Paragraph 2 seeks that the Court exercise jurisdiction under s. 328(1) LPA to set aside the costs agreement. This Court does not have any jurisdiction to make such an order. Paragraph 2 must be dismissed.
Paragraph 3 asks me to refer a matter to the Legal Services Commission under s. 343 LPA. That power only arises after an assessment of costs in this Court. I have no such power because that has not occurred. That application must be dismissed.
Paragraph 4 seeks declarations about various matters, which are the matters that are in issue in other proceedings in negligence against the first defendant. It is an abuse of process to raise them also in this proceeding, especially in a summary way. Paragraph 4 must be dismissed as an abuse of process.
Paragraph 5(a) has already been struck out. It applies to Carter Capner. Paragraph 5(b), which seeks an order for costs, is not justified. In the circumstances, given that Carter Capner’s aspects have already been struck out, I strike out the whole of the application and dismiss the proceedings.

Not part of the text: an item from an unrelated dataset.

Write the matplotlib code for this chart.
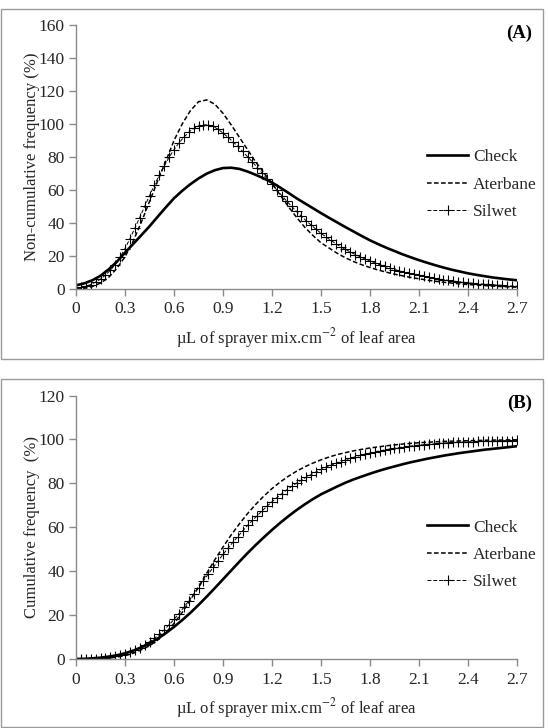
import numpy as np
import matplotlib
matplotlib.use('Agg')
import matplotlib.pyplot as plt
from matplotlib.patches import Rectangle

plt.rcParams['font.family'] = ['Liberation Serif', 'DejaVu Serif']
plt.rcParams['mathtext.fontset'] = 'stix'

# x grids (µL of sprayer mix per cm2 of leaf area)
x_line = np.round(np.arange(55) * 0.05, 2)   # Check / Aterbane
x_silwet = np.round(np.arange(91) * 0.03, 2)  # Silwet (marked points)

# (A) non-cumulative frequency (%)
check_nc = [2.2, 3.4, 5.3, 8.0, 11.9, 16.5, 22.0, 27.3, 32.6, 38.0,
            43.8, 49.5, 55.0, 59.5, 63.5, 67.0, 69.9, 72.0, 73.3, 73.5,
            72.8, 71.2, 69.2, 67.0, 64.5, 61.5, 58.3, 55.0, 52.0, 49.0,
            46.0, 43.1, 40.3, 37.5, 34.8, 32.1, 29.5, 27.2, 25.0, 23.0,
            21.0, 19.2, 17.5, 15.9, 14.4, 13.0, 11.7, 10.6, 9.5, 8.6,
            7.8, 7.0, 6.4, 5.8, 5.3]
aterbane_nc = [0.0, 0.4, 1.5, 3.6, 7.0, 12.5, 19.5, 29.0, 40.5, 53.0,
               65.5, 77.5, 90.0, 100.0, 108.0, 113.5, 114.6, 112.0, 106.5, 99.5,
               92.0, 84.5, 77.0, 70.5, 64.0, 57.0, 50.0, 43.5, 37.5, 32.5,
               28.0, 24.8, 21.6, 18.9, 16.6, 14.7, 13.0, 11.5, 10.2, 9.0,
               8.0, 7.0, 6.2, 5.4, 4.7, 4.1, 3.6, 3.1, 2.7, 2.4,
               2.1, 1.8, 1.5, 1.3, 1.1]
silwet_nc = [0.5, 1.0, 1.7, 2.7, 4.2, 6.0, 8.4, 11.3, 14.8, 19.3,
             24.5, 30.5, 36.8, 43.3, 50.0, 56.5, 63.0, 69.0, 74.5, 79.8,
             84.5, 88.5, 92.0, 95.0, 97.3, 98.8, 99.5, 99.4, 98.5, 96.8,
             94.5, 92.0, 89.3, 86.5, 83.4, 80.2, 77.0, 73.6, 70.2, 66.8,
             63.4, 60.0, 56.6, 53.3, 50.1, 47.0, 44.1, 41.3, 38.7, 36.2,
             33.8, 31.6, 29.5, 27.5, 25.7, 24.0, 22.4, 20.9, 19.5, 18.2,
             17.0, 15.8, 14.7, 13.7, 12.7, 11.8, 11.0, 10.2, 9.5, 8.8,
             8.2, 7.6, 7.0, 6.5, 6.0, 5.6, 5.2, 4.8, 4.4, 4.1,
             3.8, 3.5, 3.2, 3.0, 2.8, 2.6, 2.4, 2.2, 2.0, 1.8,
             1.6]

# (B) cumulative frequency (%)
check_c = [0.0, 0.1, 0.3, 0.6, 1.1, 1.7, 2.6, 3.8, 5.3, 7.1,
           9.3, 11.8, 14.6, 17.7, 21.0, 24.6, 28.4, 32.3, 36.3, 40.3,
           44.3, 48.2, 51.9, 55.4, 58.8, 62.0, 65.0, 67.8, 70.4, 72.8,
           75.0, 76.8, 78.6, 80.3, 81.8, 83.1, 84.4, 85.6, 86.7, 87.7,
           88.7, 89.6, 90.4, 91.2, 91.9, 92.6, 93.2, 93.8, 94.3, 94.8,
           95.3, 95.7, 96.1, 96.5, 96.9]
aterbane_c = [0.0, 0.0, 0.1, 0.2, 0.4, 0.9, 1.5, 2.6, 4.2, 6.0,
              8.6, 12.0, 16.2, 21.2, 26.8, 32.8, 39.0, 45.2, 51.0, 56.5,
              61.5, 66.2, 70.4, 74.2, 77.6, 80.6, 83.2, 85.5, 87.5, 89.2,
              90.7, 92.0, 93.1, 94.0, 94.8, 95.5, 96.1, 96.6, 97.1, 97.5,
              97.9, 98.2, 98.5, 98.7, 98.9, 99.1, 99.2, 99.3, 99.4, 99.5,
              99.6, 99.7, 99.7, 99.8, 99.8]
silwet_c = [0.0, 0.0, 0.1, 0.1, 0.2, 0.4, 0.6, 0.9, 1.3, 1.8,
            2.4, 3.1, 4.0, 5.1, 6.4, 7.8, 9.4, 11.2, 13.3, 15.6,
            18.0, 20.7, 23.5, 26.4, 29.4, 32.5, 35.6, 38.7, 41.7, 44.7,
            47.6, 50.4, 53.1, 55.7, 58.3, 60.8, 63.1, 65.3, 67.5, 69.6,
            71.6, 73.5, 75.3, 77.0, 78.6, 80.1, 81.5, 82.8, 84.0, 85.2,
            86.3, 87.3, 88.2, 89.1, 89.9, 90.7, 91.4, 92.1, 92.7, 93.3,
            93.8, 94.3, 94.8, 95.2, 95.6, 96.0, 96.3, 96.6, 96.9, 97.2,
            97.4, 97.6, 97.8, 98.0, 98.2, 98.3, 98.5, 98.6, 98.7, 98.8,
            98.9, 99.0, 99.1, 99.2, 99.3, 99.3, 99.4, 99.4, 99.5, 99.5,
            99.6]

x_ticks = [0, 0.3, 0.6, 0.9, 1.2, 1.5, 1.8, 2.1, 2.4, 2.7]
x_ticklabels = ['0', '0.3', '0.6', '0.9', '1.2', '1.5', '1.8', '2.1', '2.4', '2.7']
xlabel = r'µL of sprayer mix.cm$^{-2}$ of leaf area'

text_c = '#262626'
axis_c = '#8a8a8a'
W, H = 548, 728

fig = plt.figure(figsize=(W / 100, H / 100), dpi=100)

# gray frames around each panel
fig.add_artist(Rectangle((1 / W, 1 - 359 / H), 542 / W, 350 / H, transform=fig.transFigure,
                         fill=False, edgecolor='#9a9a9a', lw=1.0))
fig.add_artist(Rectangle((1 / W, 1 - 727 / H), 542 / W, 348 / H, transform=fig.transFigure,
                         fill=False, edgecolor='#9a9a9a', lw=1.0))

panels = [
    (25, 289, check_nc, aterbane_nc, silwet_nc, 160, 20, 'Non-cumulative frequency (%)', '(A)'),
    (395.5, 659, check_c, aterbane_c, silwet_c, 120, 20, 'Cumulative frequency  (%)', '(B)'),
]

for top, bottom, yc, ya, ys, ymax, ystep, ylabel, tag in panels:
    ax = fig.add_axes([76 / W, 1 - bottom / H, 441 / W, (bottom - top) / H])
    ax.plot(x_line, yc, color='black', lw=1.9, label='Check')
    ax.plot(x_line, ya, color='black', lw=1.1, ls=(0, (3, 1.6)), label='Aterbane')
    ax.plot(x_silwet, ys, color='black', lw=0.7, ls=(0, (4, 2)), marker='+',
            ms=7.5, mew=0.8, label='Silwet')

    ax.set_xlim(0, 2.7)
    ax.set_ylim(0, ymax)
    ax.set_xticks(x_ticks)
    ax.set_xticklabels(x_ticklabels)
    ax.set_yticks(np.arange(0, ymax + 1, ystep))
    for s in ['top', 'right']:
        ax.spines[s].set_visible(False)
    for s in ['left', 'bottom']:
        ax.spines[s].set_color(axis_c)
        ax.spines[s].set_linewidth(1.0)
    ax.tick_params(axis='both', colors=axis_c, labelcolor=text_c, labelsize=12.5,
                   length=5, width=1.0, direction='out')
    ax.tick_params(axis='x', pad=4)
    ax.tick_params(axis='y', pad=3)
    ax.set_xlabel(xlabel, fontsize=12, color=text_c, labelpad=6)
    ax.set_ylabel(ylabel, fontsize=12, color=text_c, labelpad=-1)
    ax.text(1.034, 0.97, tag, transform=ax.transAxes, ha='right', va='center',
            fontsize=13.5, fontweight='bold', color='black')
    leg = ax.legend(loc='center left', bbox_to_anchor=(0.76, 0.395), frameon=False,
                    fontsize=12.5, handlelength=2.4, handletextpad=0.25, labelspacing=0.65)
    for t in leg.get_texts():
        t.set_color(text_c)

fig.savefig('out.png', dpi=100, facecolor='white')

The first defendant seeks his costs of the proceeding on a standard basis. It is true that he has succeeded on this application. However, in the circumstances of this particular case, where much of the agitation relates to the underlying issues in the negligence proceedings, I am going to reserve the first defendant’s costs of this application to the trial judge in proceedings BD1095 of 2019.